## Written instruction
Give an exact transcription of every line, dropping the images.

** start **

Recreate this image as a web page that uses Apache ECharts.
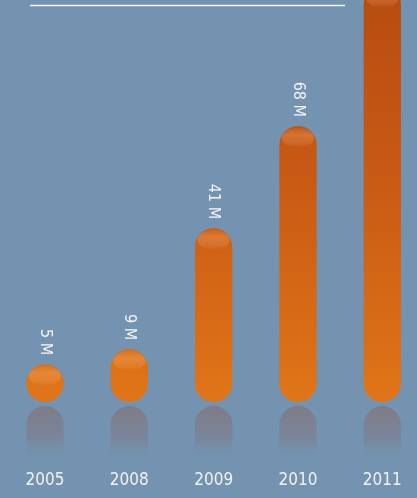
<!DOCTYPE html>
<html><head><meta charset="utf-8">
<script src="https://cdn.jsdelivr.net/npm/echarts@6/dist/echarts.min.js"></script>
<style>html,body{margin:0;padding:0;background:#7393b1;}#c{width:417px;height:498px;}</style>
</head><body><div id="c"></div>
<script>
const categories = ['2005', '2008', '2009', '2010', '2011'];
const values = [5, 9, 41, 68, 105];
const valueLabels = ['5 M', '9 M', '41 M', '68 M', '105 M'];

const chart = echarts.init(document.getElementById('c'), null, {renderer: 'canvas'});
const FONT = '"Liberation Sans Narrow", "DejaVu Sans Condensed", sans-serif';

function renderItem(params, api) {
  const idx = api.value(0);
  const v = api.value(1);
  const top = api.coord([idx, v]);
  const bottomY = params.coordSys.y + params.coordSys.height;
  const cx = top[0];
  const w = (api.coord([1, 0])[0] - api.coord([0, 0])[0]) * 0.443;
  const r = w / 2;
  let ty = top[1];
  if (bottomY - ty < w) ty = bottomY - w;
  const h = bottomY - ty;
  const children = [];
  children.push({
    type: 'rect', silent: true,
    shape: {x: cx - r, y: bottomY + 4, width: w, height: 58, r: [r, r, 8, 8]},
    style: {fill: {type: 'linear', x: 0, y: 0, x2: 0, y2: 1, colorStops: [
      {offset: 0, color: 'rgba(128,122,132,0.95)'},
      {offset: 0.55, color: 'rgba(124,128,144,0.7)'},
      {offset: 1, color: 'rgba(116,147,177,0)'}]}}
  });
  children.push({
    type: 'rect',
    shape: {x: cx - r, y: ty, width: w, height: h, r: r},
    style: {fill: {type: 'linear', x: 0, y: 0, x2: 0, y2: 402, global: true, colorStops: [
      {offset: 0, color: '#b84d12'},
      {offset: 0.45, color: '#c95a15'},
      {offset: 1, color: '#e07518'}]}}
  });
  children.push({
    type: 'ellipse', silent: true,
    shape: {cx: cx, cy: ty + 12, rx: r * 0.86, ry: 10},
    style: {fill: {type: 'linear', x: 0, y: 0, x2: 0, y2: 1, colorStops: [
      {offset: 0, color: 'rgba(255,205,160,0.05)'},
      {offset: 0.35, color: 'rgba(255,205,160,0.24)'},
      {offset: 0.75, color: 'rgba(255,205,160,0.14)'},
      {offset: 1, color: 'rgba(255,205,160,0)'}]}}
  });
  children.push({
    type: 'text', silent: true,
    x: cx, y: ty - 9, rotation: -Math.PI / 2,
    style: {text: valueLabels[params.dataIndex], align: 'right', verticalAlign: 'middle',
      fill: '#f4f4f4', font: '16px ' + FONT}
  });
  return {type: 'group', children: children};
}

chart.setOption({
  backgroundColor: '#7393b1',
  animation: false,
  grid: {left: 45, top: 5, right: 34.7, bottom: 96, containLabel: false},
  xAxis: {
    type: 'category', data: categories, boundaryGap: false,
    axisLine: {show: false}, axisTick: {show: false},
    axisLabel: {color: '#f2f2f2', fontSize: 17, fontFamily: FONT, margin: 70}
  },
  yAxis: {type: 'value', min: -5, max: 100, show: false, splitLine: {show: false}},
  graphic: [{
    type: 'line', silent: true,
    shape: {x1: 30, y1: 5.5, x2: 345, y2: 5.5},
    style: {stroke: '#f4f6f8', lineWidth: 1.5}
  }],
  series: [{
    type: 'custom', clip: false,
    data: values.map((v, i) => [i, v]),
    encode: {x: 0, y: 1},
    renderItem: renderItem
  }]
});
</script></body></html>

** end **

## Answer for the task
Recreate this image as a web page that uses Apache ECharts.
<!DOCTYPE html>
<html><head><meta charset="utf-8">
<script src="https://cdn.jsdelivr.net/npm/echarts@6/dist/echarts.min.js"></script>
<style>html,body{margin:0;padding:0;background:#7393b1;}#c{width:417px;height:498px;}</style>
</head><body><div id="c"></div>
<script>
const categories = ['2005', '2008', '2009', '2010', '2011'];
const values = [5, 9, 41, 68, 105];
const valueLabels = ['5 M', '9 M', '41 M', '68 M', '105 M'];

const chart = echarts.init(document.getElementById('c'), null, {renderer: 'canvas'});
const FONT = '"Liberation Sans Narrow", "DejaVu Sans Condensed", sans-serif';

function renderItem(params, api) {
  const idx = api.value(0);
  const v = api.value(1);
  const top = api.coord([idx, v]);
  const bottomY = params.coordSys.y + params.coordSys.height;
  const cx = top[0];
  const w = (api.coord([1, 0])[0] - api.coord([0, 0])[0]) * 0.443;
  const r = w / 2;
  let ty = top[1];
  if (bottomY - ty < w) ty = bottomY - w;
  const h = bottomY - ty;
  const children = [];
  children.push({
    type: 'rect', silent: true,
    shape: {x: cx - r, y: bottomY + 4, width: w, height: 58, r: [r, r, 8, 8]},
    style: {fill: {type: 'linear', x: 0, y: 0, x2: 0, y2: 1, colorStops: [
      {offset: 0, color: 'rgba(128,122,132,0.95)'},
      {offset: 0.55, color: 'rgba(124,128,144,0.7)'},
      {offset: 1, color: 'rgba(116,147,177,0)'}]}}
  });
  children.push({
    type: 'rect',
    shape: {x: cx - r, y: ty, width: w, height: h, r: r},
    style: {fill: {type: 'linear', x: 0, y: 0, x2: 0, y2: 402, global: true, colorStops: [
      {offset: 0, color: '#b84d12'},
      {offset: 0.45, color: '#c95a15'},
      {offset: 1, color: '#e07518'}]}}
  });
  children.push({
    type: 'ellipse', silent: true,
    shape: {cx: cx, cy: ty + 12, rx: r * 0.86, ry: 10},
    style: {fill: {type: 'linear', x: 0, y: 0, x2: 0, y2: 1, colorStops: [
      {offset: 0, color: 'rgba(255,205,160,0.05)'},
      {offset: 0.35, color: 'rgba(255,205,160,0.24)'},
      {offset: 0.75, color: 'rgba(255,205,160,0.14)'},
      {offset: 1, color: 'rgba(255,205,160,0)'}]}}
  });
  children.push({
    type: 'text', silent: true,
    x: cx, y: ty - 9, rotation: -Math.PI / 2,
    style: {text: valueLabels[params.dataIndex], align: 'right', verticalAlign: 'middle',
      fill: '#f4f4f4', font: '16px ' + FONT}
  });
  return {type: 'group', children: children};
}

chart.setOption({
  backgroundColor: '#7393b1',
  animation: false,
  grid: {left: 45, top: 5, right: 34.7, bottom: 96, containLabel: false},
  xAxis: {
    type: 'category', data: categories, boundaryGap: false,
    axisLine: {show: false}, axisTick: {show: false},
    axisLabel: {color: '#f2f2f2', fontSize: 17, fontFamily: FONT, margin: 70}
  },
  yAxis: {type: 'value', min: -5, max: 100, show: false, splitLine: {show: false}},
  graphic: [{
    type: 'line', silent: true,
    shape: {x1: 30, y1: 5.5, x2: 345, y2: 5.5},
    style: {stroke: '#f4f6f8', lineWidth: 1.5}
  }],
  series: [{
    type: 'custom', clip: false,
    data: values.map((v, i) => [i, v]),
    encode: {x: 0, y: 1},
    renderItem: renderItem
  }]
});
</script></body></html>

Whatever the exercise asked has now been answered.